# Dataset extract
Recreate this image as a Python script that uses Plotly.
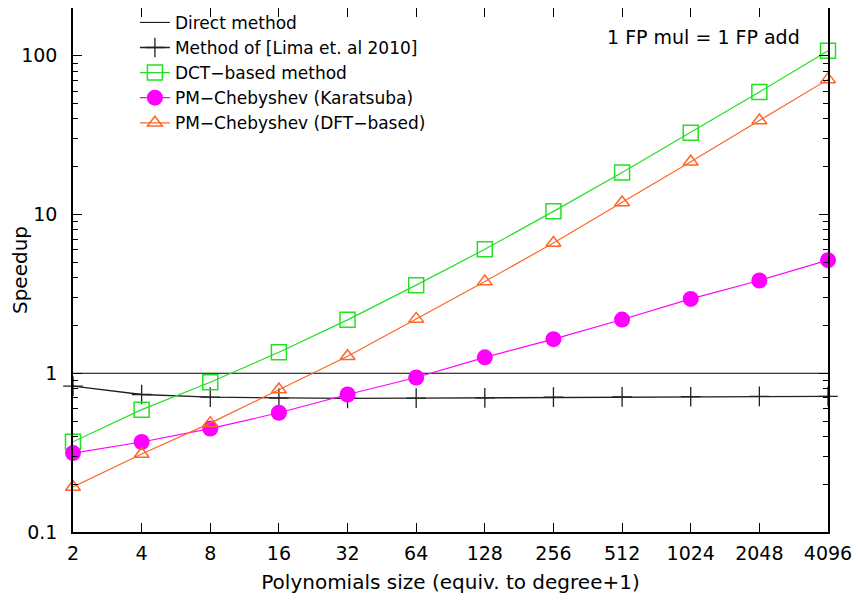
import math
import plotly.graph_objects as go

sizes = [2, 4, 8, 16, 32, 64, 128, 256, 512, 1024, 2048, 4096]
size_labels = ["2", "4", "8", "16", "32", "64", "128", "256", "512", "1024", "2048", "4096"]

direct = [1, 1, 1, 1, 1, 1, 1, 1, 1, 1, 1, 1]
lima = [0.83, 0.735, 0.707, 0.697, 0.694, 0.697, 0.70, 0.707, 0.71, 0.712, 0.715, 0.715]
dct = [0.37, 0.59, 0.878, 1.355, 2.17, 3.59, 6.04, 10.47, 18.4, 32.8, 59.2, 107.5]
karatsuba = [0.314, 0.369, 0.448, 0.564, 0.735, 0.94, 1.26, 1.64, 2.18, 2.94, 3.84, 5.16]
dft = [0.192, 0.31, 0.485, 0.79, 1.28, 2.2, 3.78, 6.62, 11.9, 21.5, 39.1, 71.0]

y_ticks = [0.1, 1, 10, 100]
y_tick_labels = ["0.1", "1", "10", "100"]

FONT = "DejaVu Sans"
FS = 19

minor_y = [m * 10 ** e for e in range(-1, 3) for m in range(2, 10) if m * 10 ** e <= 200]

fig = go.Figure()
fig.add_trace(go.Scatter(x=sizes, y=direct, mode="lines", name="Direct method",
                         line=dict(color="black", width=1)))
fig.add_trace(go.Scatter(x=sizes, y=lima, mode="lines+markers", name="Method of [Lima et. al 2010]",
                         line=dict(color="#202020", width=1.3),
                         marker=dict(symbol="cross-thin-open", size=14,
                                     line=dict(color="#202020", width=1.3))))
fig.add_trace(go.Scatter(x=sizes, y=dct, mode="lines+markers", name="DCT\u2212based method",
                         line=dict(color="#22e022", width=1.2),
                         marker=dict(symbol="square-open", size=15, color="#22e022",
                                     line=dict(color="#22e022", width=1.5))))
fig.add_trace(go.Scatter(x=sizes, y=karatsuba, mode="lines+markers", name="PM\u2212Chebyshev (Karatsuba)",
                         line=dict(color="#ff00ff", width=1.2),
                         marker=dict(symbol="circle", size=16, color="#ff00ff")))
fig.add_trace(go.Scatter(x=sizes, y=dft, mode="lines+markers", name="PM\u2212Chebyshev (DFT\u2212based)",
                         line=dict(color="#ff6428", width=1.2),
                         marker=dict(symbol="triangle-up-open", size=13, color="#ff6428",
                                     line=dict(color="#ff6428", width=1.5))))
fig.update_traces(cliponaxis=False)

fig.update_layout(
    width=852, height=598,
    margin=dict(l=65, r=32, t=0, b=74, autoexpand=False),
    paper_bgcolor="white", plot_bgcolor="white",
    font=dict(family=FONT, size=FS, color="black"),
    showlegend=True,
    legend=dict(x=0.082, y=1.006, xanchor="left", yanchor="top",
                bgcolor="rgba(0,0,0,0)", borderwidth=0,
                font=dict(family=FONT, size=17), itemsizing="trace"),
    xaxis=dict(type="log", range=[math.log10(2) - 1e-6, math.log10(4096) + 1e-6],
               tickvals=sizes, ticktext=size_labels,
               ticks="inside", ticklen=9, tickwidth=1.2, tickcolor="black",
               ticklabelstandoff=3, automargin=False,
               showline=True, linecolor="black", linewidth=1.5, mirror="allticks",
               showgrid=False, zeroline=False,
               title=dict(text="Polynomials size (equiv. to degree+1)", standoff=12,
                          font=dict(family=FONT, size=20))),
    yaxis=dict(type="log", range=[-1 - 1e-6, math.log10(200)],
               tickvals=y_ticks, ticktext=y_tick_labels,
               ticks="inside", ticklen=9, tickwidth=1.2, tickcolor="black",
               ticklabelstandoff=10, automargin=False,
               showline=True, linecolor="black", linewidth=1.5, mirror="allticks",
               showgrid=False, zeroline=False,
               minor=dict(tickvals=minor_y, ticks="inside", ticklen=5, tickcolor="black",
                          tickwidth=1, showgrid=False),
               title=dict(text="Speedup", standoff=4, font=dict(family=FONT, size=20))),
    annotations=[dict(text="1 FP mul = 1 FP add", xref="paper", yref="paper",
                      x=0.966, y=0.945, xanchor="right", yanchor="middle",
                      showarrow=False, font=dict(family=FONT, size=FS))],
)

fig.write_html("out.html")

# Requirement
From the first line above down to the line with "minor_y = [m", reproduce every line and no others, omitting pictures.

# Written response
Recreate this image as a Python script that uses Plotly.
import math
import plotly.graph_objects as go

sizes = [2, 4, 8, 16, 32, 64, 128, 256, 512, 1024, 2048, 4096]
size_labels = ["2", "4", "8", "16", "32", "64", "128", "256", "512", "1024", "2048", "4096"]

direct = [1, 1, 1, 1, 1, 1, 1, 1, 1, 1, 1, 1]
lima = [0.83, 0.735, 0.707, 0.697, 0.694, 0.697, 0.70, 0.707, 0.71, 0.712, 0.715, 0.715]
dct = [0.37, 0.59, 0.878, 1.355, 2.17, 3.59, 6.04, 10.47, 18.4, 32.8, 59.2, 107.5]
karatsuba = [0.314, 0.369, 0.448, 0.564, 0.735, 0.94, 1.26, 1.64, 2.18, 2.94, 3.84, 5.16]
dft = [0.192, 0.31, 0.485, 0.79, 1.28, 2.2, 3.78, 6.62, 11.9, 21.5, 39.1, 71.0]

y_ticks = [0.1, 1, 10, 100]
y_tick_labels = ["0.1", "1", "10", "100"]

FONT = "DejaVu Sans"
FS = 19

minor_y = [m * 10 ** e for e in range(-1, 3) for m in range(2, 10) if m * 10 ** e <= 200]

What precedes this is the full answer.